-- PROBLEM TO SOLVE --
Return the listing below verbatim. Pictures do not belong in the copy.

>> start INFORMATION SHOWN

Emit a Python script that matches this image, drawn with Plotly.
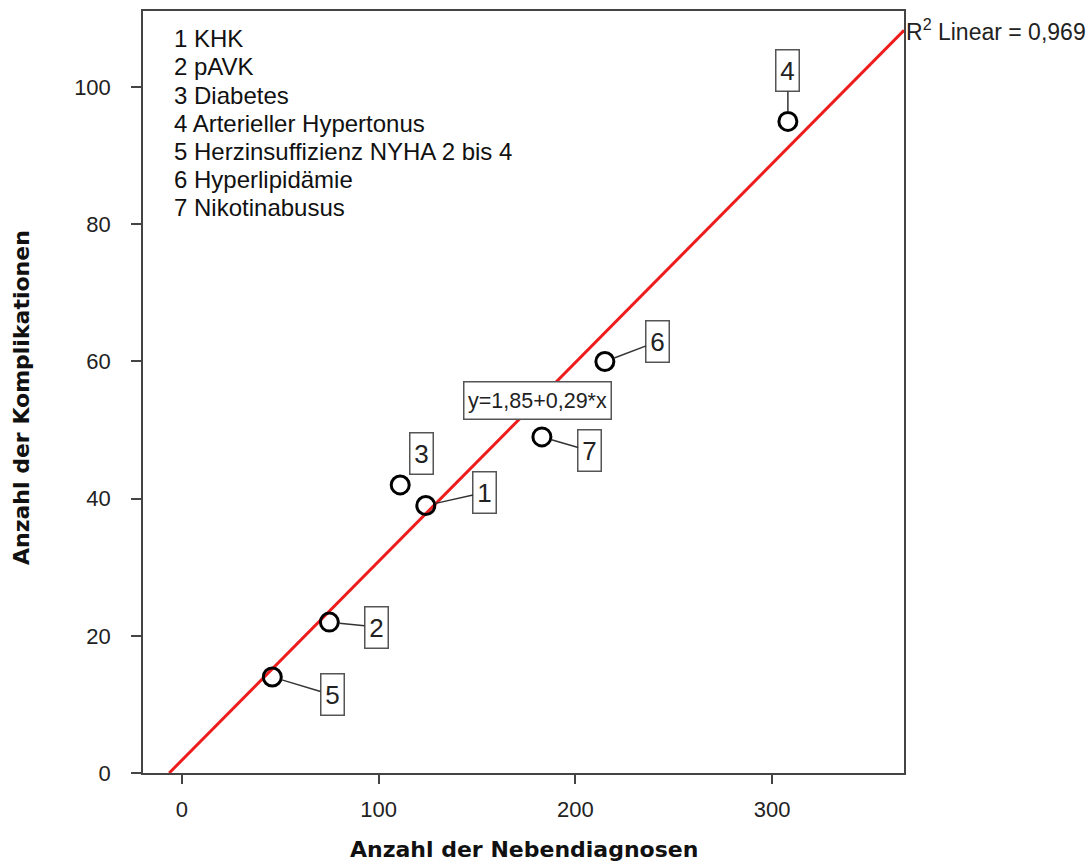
import plotly.graph_objects as go

# ---- data ----
point_ids = ["1", "2", "3", "4", "5", "6", "7"]
diagnoses = ["KHK", "pAVK", "Diabetes", "Arterieller Hypertonus",
             "Herzinsuffizienz NYHA 2 bis 4", "Hyperlipidämie", "Nikotinabusus"]
nebendiagnosen = [124, 75, 111, 308, 46, 215, 183]
komplikationen = [39, 22, 42, 95, 14, 60, 49]
intercept = 1.85
slope = 0.29
r2_text = "0,969"
x_ticks = [0, 100, 200, 300]
y_ticks = [0, 20, 40, 60, 80, 100]
x_title = "Anzahl der Nebendiagnosen"
y_title = "Anzahl der Komplikationen"

# ---- styles ----
x_range = [-19.7, 367]
y_range = [0, 111.1]
label_offsets = {  # pixel offsets of label boxes from their points (ax, ay)
    "1": (59, -13), "2": (47, 5), "3": (21, -31), "4": (0, -51),
    "5": (60, 18), "6": (53, -20), "7": (48, 14),
}
legend_line_step = 28.2
axis_col = "#444444"
tick_font = dict(family="Liberation Sans, Arial", size=22, color="#222222")
title_font = dict(family="DejaVu Sans", size=22, color="#111111")

fig = go.Figure()

# regression line, from y=0 to right edge
x0 = -intercept / slope
x1 = x_range[1]
fig.add_trace(go.Scatter(
    x=[x0, x1], y=[intercept + slope * x0, intercept + slope * x1],
    mode="lines", line=dict(color="#ee1d1d", width=3),
    hoverinfo="skip", showlegend=False, cliponaxis=True))

fig.add_trace(go.Scatter(
    x=nebendiagnosen, y=komplikationen, mode="markers",
    marker=dict(symbol="circle-open", size=18, color="black",
                line=dict(width=3, color="black")),
    text=diagnoses, showlegend=False, cliponaxis=False))

# numbered labels with leader lines
for pid, xv, yv in zip(point_ids, nebendiagnosen, komplikationen):
    ax, ay = label_offsets[pid]
    fig.add_annotation(
        x=xv, y=yv, xref="x", yref="y", text=pid,
        showarrow=True, arrowhead=0, arrowwidth=1.5,
        arrowcolor="rgba(255,255,255,0)" if pid == "3" else "#333333",
        ax=ax, ay=ay, standoff=10,
        font=dict(family="Liberation Sans, Arial", size=26, color="#222222"),
        bordercolor="#555555", borderwidth=1.5, borderpad=2,
        width=18, height=36, bgcolor="white", align="center")

# equation box on the line
eq_x = 181
fig.add_annotation(
    x=eq_x, y=intercept + slope * eq_x, xref="x", yref="y",
    text="y=1,85+0,29*x", showarrow=False,
    font=dict(family="Liberation Sans, Arial", size=21.5, color="#222222"),
    bordercolor="#555555", borderwidth=1.5, borderpad=2,
    width=142, height=32, bgcolor="white")

# R² label outside right
fig.add_annotation(
    x=1, xref="paper", xanchor="left", xshift=0,
    y=intercept + slope * x1, yref="y", yanchor="middle",
    text="R<sup>2</sup> Linear = " + r2_text, showarrow=False,
    font=dict(family="Liberation Sans, Arial", size=23, color="#222222"))

# legend text block (one annotation per line)
for i, (p, d) in enumerate(zip(point_ids, diagnoses)):
    fig.add_annotation(
        x=0.0375, y=0.984, xref="paper", yref="paper",
        xanchor="left", yanchor="top", align="left",
        yshift=-i * legend_line_step,
        text=f"{p} {d}", showarrow=False,
        font=dict(family="Liberation Sans, Arial", size=24, color="#111111"))

# axis titles as annotations
fig.add_annotation(
    x=0.5, y=0, xref="paper", yref="paper", xanchor="center", yanchor="middle",
    yshift=-76, text=f"<b>{x_title}</b>", showarrow=False, font=title_font)
fig.add_annotation(
    x=0, y=0.5, xref="paper", yref="paper", xanchor="center", yanchor="middle",
    xshift=-122, yshift=-6, textangle=-90, text=f"<b>{y_title}</b>",
    showarrow=False, font=title_font)

fig.update_xaxes(
    range=x_range, tickvals=x_ticks, ticks="outside", ticklen=9,
    tickwidth=1.5, tickcolor=axis_col, showline=True, linecolor=axis_col,
    linewidth=1.5, mirror=True, showgrid=False, zeroline=False,
    tickfont=tick_font, ticklabelstandoff=7, automargin=False)
fig.update_yaxes(
    range=y_range, tickvals=y_ticks, ticks="outside", ticklen=10,
    tickwidth=1.5, tickcolor=axis_col, showline=True, linecolor=axis_col,
    linewidth=1.5, mirror=True, showgrid=False, zeroline=False,
    tickfont=tick_font, ticklabelstandoff=16, automargin=False)

fig.update_layout(
    width=1091, height=863,
    margin=dict(l=143, r=187, t=11, b=90),
    paper_bgcolor="white", plot_bgcolor="white")

fig.write_html("out.html", config={"displayModeBar": False},
               post_script="document.body.style.margin='0';document.body.style.padding='0';")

>> end INFORMATION SHOWN

-- SOLVED EXERCISE --
Emit a Python script that matches this image, drawn with Plotly.
import plotly.graph_objects as go

# ---- data ----
point_ids = ["1", "2", "3", "4", "5", "6", "7"]
diagnoses = ["KHK", "pAVK", "Diabetes", "Arterieller Hypertonus",
             "Herzinsuffizienz NYHA 2 bis 4", "Hyperlipidämie", "Nikotinabusus"]
nebendiagnosen = [124, 75, 111, 308, 46, 215, 183]
komplikationen = [39, 22, 42, 95, 14, 60, 49]
intercept = 1.85
slope = 0.29
r2_text = "0,969"
x_ticks = [0, 100, 200, 300]
y_ticks = [0, 20, 40, 60, 80, 100]
x_title = "Anzahl der Nebendiagnosen"
y_title = "Anzahl der Komplikationen"

# ---- styles ----
x_range = [-19.7, 367]
y_range = [0, 111.1]
label_offsets = {  # pixel offsets of label boxes from their points (ax, ay)
    "1": (59, -13), "2": (47, 5), "3": (21, -31), "4": (0, -51),
    "5": (60, 18), "6": (53, -20), "7": (48, 14),
}
legend_line_step = 28.2
axis_col = "#444444"
tick_font = dict(family="Liberation Sans, Arial", size=22, color="#222222")
title_font = dict(family="DejaVu Sans", size=22, color="#111111")

fig = go.Figure()

# regression line, from y=0 to right edge
x0 = -intercept / slope
x1 = x_range[1]
fig.add_trace(go.Scatter(
    x=[x0, x1], y=[intercept + slope * x0, intercept + slope * x1],
    mode="lines", line=dict(color="#ee1d1d", width=3),
    hoverinfo="skip", showlegend=False, cliponaxis=True))

fig.add_trace(go.Scatter(
    x=nebendiagnosen, y=komplikationen, mode="markers",
    marker=dict(symbol="circle-open", size=18, color="black",
                line=dict(width=3, color="black")),
    text=diagnoses, showlegend=False, cliponaxis=False))

# numbered labels with leader lines
for pid, xv, yv in zip(point_ids, nebendiagnosen, komplikationen):
    ax, ay = label_offsets[pid]
    fig.add_annotation(
        x=xv, y=yv, xref="x", yref="y", text=pid,
        showarrow=True, arrowhead=0, arrowwidth=1.5,
        arrowcolor="rgba(255,255,255,0)" if pid == "3" else "#333333",
        ax=ax, ay=ay, standoff=10,
        font=dict(family="Liberation Sans, Arial", size=26, color="#222222"),
        bordercolor="#555555", borderwidth=1.5, borderpad=2,
        width=18, height=36, bgcolor="white", align="center")

# equation box on the line
eq_x = 181
fig.add_annotation(
    x=eq_x, y=intercept + slope * eq_x, xref="x", yref="y",
    text="y=1,85+0,29*x", showarrow=False,
    font=dict(family="Liberation Sans, Arial", size=21.5, color="#222222"),
    bordercolor="#555555", borderwidth=1.5, borderpad=2,
    width=142, height=32, bgcolor="white")

# R² label outside right
fig.add_annotation(
    x=1, xref="paper", xanchor="left", xshift=0,
    y=intercept + slope * x1, yref="y", yanchor="middle",
    text="R<sup>2</sup> Linear = " + r2_text, showarrow=False,
    font=dict(family="Liberation Sans, Arial", size=23, color="#222222"))

# legend text block (one annotation per line)
for i, (p, d) in enumerate(zip(point_ids, diagnoses)):
    fig.add_annotation(
        x=0.0375, y=0.984, xref="paper", yref="paper",
        xanchor="left", yanchor="top", align="left",
        yshift=-i * legend_line_step,
        text=f"{p} {d}", showarrow=False,
        font=dict(family="Liberation Sans, Arial", size=24, color="#111111"))

# axis titles as annotations
fig.add_annotation(
    x=0.5, y=0, xref="paper", yref="paper", xanchor="center", yanchor="middle",
    yshift=-76, text=f"<b>{x_title}</b>", showarrow=False, font=title_font)
fig.add_annotation(
    x=0, y=0.5, xref="paper", yref="paper", xanchor="center", yanchor="middle",
    xshift=-122, yshift=-6, textangle=-90, text=f"<b>{y_title}</b>",
    showarrow=False, font=title_font)

fig.update_xaxes(
    range=x_range, tickvals=x_ticks, ticks="outside", ticklen=9,
    tickwidth=1.5, tickcolor=axis_col, showline=True, linecolor=axis_col,
    linewidth=1.5, mirror=True, showgrid=False, zeroline=False,
    tickfont=tick_font, ticklabelstandoff=7, automargin=False)
fig.update_yaxes(
    range=y_range, tickvals=y_ticks, ticks="outside", ticklen=10,
    tickwidth=1.5, tickcolor=axis_col, showline=True, linecolor=axis_col,
    linewidth=1.5, mirror=True, showgrid=False, zeroline=False,
    tickfont=tick_font, ticklabelstandoff=16, automargin=False)

fig.update_layout(
    width=1091, height=863,
    margin=dict(l=143, r=187, t=11, b=90),
    paper_bgcolor="white", plot_bgcolor="white")

fig.write_html("out.html", config={"displayModeBar": False},
               post_script="document.body.style.margin='0';document.body.style.padding='0';")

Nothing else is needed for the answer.